• Exercise directions
In the entries below, which lines run from the one containing "What Chart.js code" to the one containing "['Netlumený', '2-parametrový', '3-parametrový'];"? Copy exactly those lines, ends included, and no others.

• Dataset rows

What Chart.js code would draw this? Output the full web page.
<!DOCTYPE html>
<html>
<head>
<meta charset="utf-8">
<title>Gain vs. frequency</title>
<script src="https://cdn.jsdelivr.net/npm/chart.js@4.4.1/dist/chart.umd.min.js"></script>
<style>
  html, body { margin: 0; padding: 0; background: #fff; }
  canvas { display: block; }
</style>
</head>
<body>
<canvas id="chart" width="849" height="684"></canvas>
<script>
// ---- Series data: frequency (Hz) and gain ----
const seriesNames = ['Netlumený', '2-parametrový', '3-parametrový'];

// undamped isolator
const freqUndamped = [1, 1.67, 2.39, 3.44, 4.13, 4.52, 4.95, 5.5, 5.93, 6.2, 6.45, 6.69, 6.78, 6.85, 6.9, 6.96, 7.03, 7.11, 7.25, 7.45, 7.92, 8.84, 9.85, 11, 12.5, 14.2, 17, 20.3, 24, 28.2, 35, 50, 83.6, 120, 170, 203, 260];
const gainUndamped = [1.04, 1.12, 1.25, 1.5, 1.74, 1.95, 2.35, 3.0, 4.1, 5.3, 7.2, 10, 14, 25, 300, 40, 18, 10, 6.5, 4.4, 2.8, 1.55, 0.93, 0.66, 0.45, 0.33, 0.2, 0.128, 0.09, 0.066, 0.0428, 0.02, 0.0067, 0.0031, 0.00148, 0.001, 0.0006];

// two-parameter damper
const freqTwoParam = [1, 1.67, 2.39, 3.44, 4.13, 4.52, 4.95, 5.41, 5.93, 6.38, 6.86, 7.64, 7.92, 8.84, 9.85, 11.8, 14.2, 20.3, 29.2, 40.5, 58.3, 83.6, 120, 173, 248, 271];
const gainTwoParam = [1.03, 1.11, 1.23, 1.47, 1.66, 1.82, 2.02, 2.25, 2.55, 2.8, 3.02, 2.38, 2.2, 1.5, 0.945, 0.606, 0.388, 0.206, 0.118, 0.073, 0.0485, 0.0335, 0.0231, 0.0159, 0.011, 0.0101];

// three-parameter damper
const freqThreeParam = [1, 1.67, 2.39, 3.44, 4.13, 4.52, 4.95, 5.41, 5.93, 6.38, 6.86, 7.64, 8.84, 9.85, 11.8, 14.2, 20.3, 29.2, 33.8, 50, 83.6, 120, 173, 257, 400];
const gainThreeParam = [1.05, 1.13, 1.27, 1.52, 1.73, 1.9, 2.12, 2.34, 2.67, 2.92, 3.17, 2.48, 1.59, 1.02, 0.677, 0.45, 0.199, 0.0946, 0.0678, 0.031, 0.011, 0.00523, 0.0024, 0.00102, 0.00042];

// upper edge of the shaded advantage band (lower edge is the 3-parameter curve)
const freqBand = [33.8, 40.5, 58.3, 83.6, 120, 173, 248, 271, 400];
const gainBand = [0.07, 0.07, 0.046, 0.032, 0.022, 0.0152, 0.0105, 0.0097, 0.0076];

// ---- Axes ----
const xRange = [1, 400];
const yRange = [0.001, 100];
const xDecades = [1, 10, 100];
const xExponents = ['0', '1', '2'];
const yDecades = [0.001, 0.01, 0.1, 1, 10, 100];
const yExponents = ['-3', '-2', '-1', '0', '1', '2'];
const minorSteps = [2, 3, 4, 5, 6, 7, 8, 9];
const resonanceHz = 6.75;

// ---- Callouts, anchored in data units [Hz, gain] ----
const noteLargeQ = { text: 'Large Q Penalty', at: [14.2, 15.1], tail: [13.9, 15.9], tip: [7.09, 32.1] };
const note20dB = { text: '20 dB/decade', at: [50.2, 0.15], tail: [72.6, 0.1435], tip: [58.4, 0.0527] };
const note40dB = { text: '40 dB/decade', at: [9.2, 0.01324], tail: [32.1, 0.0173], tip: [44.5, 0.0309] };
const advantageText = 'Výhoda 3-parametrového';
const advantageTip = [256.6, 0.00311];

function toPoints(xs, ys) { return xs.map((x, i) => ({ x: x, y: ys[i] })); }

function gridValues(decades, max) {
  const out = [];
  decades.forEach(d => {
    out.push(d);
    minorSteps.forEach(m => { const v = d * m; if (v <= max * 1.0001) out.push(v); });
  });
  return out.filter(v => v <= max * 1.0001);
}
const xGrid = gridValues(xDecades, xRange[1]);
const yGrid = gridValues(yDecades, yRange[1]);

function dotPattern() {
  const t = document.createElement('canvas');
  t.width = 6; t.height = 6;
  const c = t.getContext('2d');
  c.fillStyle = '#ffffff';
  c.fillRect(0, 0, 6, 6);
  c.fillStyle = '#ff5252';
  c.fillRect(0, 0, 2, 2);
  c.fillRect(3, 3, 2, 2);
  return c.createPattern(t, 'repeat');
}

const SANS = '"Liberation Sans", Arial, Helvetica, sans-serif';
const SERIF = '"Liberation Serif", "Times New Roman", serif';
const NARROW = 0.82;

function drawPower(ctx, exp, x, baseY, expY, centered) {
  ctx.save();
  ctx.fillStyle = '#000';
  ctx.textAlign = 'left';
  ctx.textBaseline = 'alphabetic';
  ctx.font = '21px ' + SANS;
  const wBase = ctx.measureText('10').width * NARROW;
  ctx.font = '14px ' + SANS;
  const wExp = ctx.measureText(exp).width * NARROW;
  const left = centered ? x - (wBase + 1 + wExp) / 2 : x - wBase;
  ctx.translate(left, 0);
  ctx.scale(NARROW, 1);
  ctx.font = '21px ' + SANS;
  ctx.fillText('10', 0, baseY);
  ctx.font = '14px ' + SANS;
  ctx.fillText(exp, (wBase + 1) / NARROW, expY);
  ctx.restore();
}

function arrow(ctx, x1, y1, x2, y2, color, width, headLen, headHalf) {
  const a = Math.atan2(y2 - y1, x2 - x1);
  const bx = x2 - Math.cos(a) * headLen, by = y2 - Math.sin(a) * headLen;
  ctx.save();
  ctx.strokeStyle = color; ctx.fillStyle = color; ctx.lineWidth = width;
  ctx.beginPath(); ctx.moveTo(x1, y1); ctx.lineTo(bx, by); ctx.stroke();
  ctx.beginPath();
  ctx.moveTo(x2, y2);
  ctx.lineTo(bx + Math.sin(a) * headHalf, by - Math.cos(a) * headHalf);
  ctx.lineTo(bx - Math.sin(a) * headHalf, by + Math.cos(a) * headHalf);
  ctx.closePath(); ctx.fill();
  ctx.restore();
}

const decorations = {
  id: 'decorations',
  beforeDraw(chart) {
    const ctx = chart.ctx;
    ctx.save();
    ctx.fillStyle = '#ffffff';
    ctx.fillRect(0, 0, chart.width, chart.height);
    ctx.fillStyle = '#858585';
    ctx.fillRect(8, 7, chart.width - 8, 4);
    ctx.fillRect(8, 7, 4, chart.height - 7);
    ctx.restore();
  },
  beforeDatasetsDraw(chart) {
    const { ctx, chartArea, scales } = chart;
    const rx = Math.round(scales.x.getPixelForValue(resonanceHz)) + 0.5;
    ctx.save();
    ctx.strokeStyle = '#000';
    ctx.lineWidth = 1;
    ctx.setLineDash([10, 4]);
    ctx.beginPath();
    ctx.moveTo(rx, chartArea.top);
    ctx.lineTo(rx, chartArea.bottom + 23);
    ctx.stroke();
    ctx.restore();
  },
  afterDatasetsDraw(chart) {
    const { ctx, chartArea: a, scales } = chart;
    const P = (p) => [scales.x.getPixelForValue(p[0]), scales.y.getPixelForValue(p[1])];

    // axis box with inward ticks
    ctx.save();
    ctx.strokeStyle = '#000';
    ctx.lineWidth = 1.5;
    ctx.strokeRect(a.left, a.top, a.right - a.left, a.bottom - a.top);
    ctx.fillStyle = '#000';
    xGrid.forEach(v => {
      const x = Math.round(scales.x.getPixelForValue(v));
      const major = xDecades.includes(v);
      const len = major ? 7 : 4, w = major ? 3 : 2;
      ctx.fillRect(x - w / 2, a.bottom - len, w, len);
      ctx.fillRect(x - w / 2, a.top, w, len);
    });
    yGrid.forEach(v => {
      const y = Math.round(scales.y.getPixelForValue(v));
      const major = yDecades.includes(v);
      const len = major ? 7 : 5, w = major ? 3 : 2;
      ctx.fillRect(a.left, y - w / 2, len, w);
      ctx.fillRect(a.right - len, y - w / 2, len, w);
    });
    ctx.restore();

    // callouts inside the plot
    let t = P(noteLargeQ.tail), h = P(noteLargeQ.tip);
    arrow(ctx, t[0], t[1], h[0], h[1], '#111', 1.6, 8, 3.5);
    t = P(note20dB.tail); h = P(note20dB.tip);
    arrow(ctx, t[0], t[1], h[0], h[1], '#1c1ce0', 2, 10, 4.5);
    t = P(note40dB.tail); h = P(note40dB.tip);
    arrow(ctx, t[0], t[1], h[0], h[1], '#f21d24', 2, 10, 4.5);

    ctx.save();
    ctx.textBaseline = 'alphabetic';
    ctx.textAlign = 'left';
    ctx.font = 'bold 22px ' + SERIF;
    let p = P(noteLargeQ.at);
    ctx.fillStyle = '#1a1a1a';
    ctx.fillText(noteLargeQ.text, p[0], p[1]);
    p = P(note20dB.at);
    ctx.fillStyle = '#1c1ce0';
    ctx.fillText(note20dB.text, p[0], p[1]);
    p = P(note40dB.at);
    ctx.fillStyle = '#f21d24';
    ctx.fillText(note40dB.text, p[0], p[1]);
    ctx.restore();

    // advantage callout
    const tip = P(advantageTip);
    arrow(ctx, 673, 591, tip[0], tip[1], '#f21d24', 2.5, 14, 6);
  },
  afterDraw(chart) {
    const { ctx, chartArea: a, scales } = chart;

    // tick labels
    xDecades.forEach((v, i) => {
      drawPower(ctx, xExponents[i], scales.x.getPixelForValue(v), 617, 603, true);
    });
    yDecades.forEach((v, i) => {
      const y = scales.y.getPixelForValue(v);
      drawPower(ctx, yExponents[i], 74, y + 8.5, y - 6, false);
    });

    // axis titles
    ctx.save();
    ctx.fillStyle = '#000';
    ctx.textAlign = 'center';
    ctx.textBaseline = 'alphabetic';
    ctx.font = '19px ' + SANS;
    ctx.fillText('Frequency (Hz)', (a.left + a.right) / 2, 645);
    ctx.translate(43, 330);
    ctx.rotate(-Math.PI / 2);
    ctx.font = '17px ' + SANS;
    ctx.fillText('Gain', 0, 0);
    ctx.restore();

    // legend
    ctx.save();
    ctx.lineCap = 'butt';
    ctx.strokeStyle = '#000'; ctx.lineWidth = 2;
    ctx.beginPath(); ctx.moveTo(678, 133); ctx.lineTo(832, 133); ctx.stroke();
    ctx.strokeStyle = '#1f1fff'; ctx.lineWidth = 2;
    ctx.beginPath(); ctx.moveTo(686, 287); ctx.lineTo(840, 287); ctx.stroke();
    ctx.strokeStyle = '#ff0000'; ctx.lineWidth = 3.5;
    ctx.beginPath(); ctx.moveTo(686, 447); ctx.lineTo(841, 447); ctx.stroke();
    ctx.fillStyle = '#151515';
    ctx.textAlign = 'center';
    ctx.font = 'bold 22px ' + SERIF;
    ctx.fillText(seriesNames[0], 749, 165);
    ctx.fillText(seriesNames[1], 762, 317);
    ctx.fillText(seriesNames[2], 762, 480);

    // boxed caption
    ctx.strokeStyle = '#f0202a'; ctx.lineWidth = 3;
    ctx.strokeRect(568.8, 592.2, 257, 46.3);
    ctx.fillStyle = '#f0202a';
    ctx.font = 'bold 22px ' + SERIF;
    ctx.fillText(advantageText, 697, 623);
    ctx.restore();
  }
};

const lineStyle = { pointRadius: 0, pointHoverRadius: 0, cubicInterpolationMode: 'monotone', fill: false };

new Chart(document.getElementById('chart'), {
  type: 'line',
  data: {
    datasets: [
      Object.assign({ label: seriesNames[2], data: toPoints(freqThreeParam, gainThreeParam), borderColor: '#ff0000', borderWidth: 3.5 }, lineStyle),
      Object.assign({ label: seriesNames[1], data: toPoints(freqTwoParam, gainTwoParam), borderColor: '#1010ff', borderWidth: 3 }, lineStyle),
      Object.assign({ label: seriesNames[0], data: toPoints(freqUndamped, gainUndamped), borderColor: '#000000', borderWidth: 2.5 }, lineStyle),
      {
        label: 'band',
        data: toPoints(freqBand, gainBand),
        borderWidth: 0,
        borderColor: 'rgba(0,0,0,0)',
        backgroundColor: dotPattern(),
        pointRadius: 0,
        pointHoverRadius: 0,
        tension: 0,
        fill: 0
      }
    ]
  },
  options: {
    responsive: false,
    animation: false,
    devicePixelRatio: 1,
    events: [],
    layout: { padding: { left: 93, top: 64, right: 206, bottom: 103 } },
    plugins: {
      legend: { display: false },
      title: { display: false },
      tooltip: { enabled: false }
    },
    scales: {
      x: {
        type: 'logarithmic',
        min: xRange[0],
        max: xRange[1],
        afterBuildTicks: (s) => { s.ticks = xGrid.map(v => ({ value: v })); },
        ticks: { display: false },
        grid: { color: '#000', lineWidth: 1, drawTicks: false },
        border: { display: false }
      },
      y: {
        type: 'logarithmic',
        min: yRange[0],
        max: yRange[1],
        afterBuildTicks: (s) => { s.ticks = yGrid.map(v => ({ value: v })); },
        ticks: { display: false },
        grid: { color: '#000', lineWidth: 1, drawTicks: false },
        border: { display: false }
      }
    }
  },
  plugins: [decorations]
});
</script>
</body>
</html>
---
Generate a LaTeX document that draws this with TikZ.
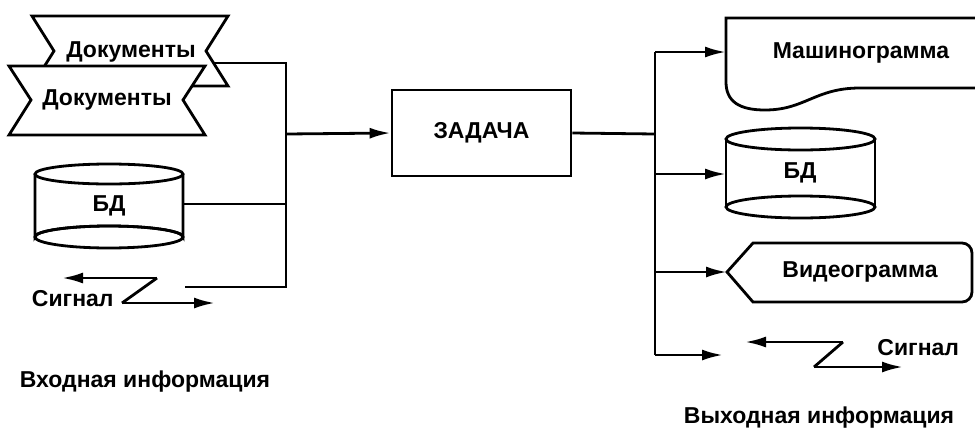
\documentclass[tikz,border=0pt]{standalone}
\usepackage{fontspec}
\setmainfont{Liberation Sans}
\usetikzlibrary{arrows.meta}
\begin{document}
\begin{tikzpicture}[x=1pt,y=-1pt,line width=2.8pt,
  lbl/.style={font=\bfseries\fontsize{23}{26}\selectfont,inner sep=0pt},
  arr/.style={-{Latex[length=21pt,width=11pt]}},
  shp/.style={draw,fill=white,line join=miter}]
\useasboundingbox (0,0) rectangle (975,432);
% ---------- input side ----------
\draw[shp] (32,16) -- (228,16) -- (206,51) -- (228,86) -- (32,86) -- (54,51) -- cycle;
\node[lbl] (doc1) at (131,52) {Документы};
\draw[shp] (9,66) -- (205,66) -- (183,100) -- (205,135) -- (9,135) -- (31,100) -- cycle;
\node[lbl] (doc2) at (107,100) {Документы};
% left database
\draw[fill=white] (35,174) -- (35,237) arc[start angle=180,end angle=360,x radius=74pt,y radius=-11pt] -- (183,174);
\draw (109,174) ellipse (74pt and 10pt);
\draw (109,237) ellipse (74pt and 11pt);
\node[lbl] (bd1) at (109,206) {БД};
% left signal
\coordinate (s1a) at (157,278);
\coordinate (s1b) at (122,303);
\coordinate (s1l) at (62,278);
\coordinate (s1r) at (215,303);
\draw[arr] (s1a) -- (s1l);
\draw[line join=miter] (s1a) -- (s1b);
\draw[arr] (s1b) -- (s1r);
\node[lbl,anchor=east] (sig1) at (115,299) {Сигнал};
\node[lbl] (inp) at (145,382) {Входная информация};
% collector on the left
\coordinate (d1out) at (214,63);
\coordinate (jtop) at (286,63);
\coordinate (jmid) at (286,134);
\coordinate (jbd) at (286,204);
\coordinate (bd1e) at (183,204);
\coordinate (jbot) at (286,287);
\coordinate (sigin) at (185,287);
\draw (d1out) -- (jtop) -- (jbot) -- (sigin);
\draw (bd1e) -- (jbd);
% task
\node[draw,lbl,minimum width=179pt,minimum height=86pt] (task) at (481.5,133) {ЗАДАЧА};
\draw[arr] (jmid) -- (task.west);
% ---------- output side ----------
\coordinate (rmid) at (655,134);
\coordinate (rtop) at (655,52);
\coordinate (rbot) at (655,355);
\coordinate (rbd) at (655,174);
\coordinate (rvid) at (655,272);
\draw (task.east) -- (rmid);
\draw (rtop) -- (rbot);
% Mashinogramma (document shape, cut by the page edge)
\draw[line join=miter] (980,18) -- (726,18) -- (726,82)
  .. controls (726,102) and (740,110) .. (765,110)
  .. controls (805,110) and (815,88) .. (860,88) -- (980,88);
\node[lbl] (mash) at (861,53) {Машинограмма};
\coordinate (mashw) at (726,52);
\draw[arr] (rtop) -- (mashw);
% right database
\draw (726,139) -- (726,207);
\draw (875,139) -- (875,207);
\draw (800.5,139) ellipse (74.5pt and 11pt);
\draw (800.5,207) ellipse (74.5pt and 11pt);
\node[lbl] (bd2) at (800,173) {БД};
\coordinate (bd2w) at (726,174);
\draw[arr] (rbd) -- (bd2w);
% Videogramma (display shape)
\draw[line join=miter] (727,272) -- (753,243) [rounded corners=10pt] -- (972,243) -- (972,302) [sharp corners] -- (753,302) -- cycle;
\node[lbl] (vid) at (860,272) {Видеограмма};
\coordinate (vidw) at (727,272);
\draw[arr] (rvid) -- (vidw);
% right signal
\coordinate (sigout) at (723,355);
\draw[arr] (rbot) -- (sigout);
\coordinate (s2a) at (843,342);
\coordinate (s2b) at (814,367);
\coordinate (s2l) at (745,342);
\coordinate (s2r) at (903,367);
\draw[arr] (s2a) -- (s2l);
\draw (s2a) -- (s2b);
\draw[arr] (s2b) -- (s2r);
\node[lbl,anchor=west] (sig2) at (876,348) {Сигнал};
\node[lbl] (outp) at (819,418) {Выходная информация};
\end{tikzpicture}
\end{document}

• Correct answer
What Chart.js code would draw this? Output the full web page.
<!DOCTYPE html>
<html>
<head>
<meta charset="utf-8">
<title>Gain vs. frequency</title>
<script src="https://cdn.jsdelivr.net/npm/chart.js@4.4.1/dist/chart.umd.min.js"></script>
<style>
  html, body { margin: 0; padding: 0; background: #fff; }
  canvas { display: block; }
</style>
</head>
<body>
<canvas id="chart" width="849" height="684"></canvas>
<script>
// ---- Series data: frequency (Hz) and gain ----
const seriesNames = ['Netlumený', '2-parametrový', '3-parametrový'];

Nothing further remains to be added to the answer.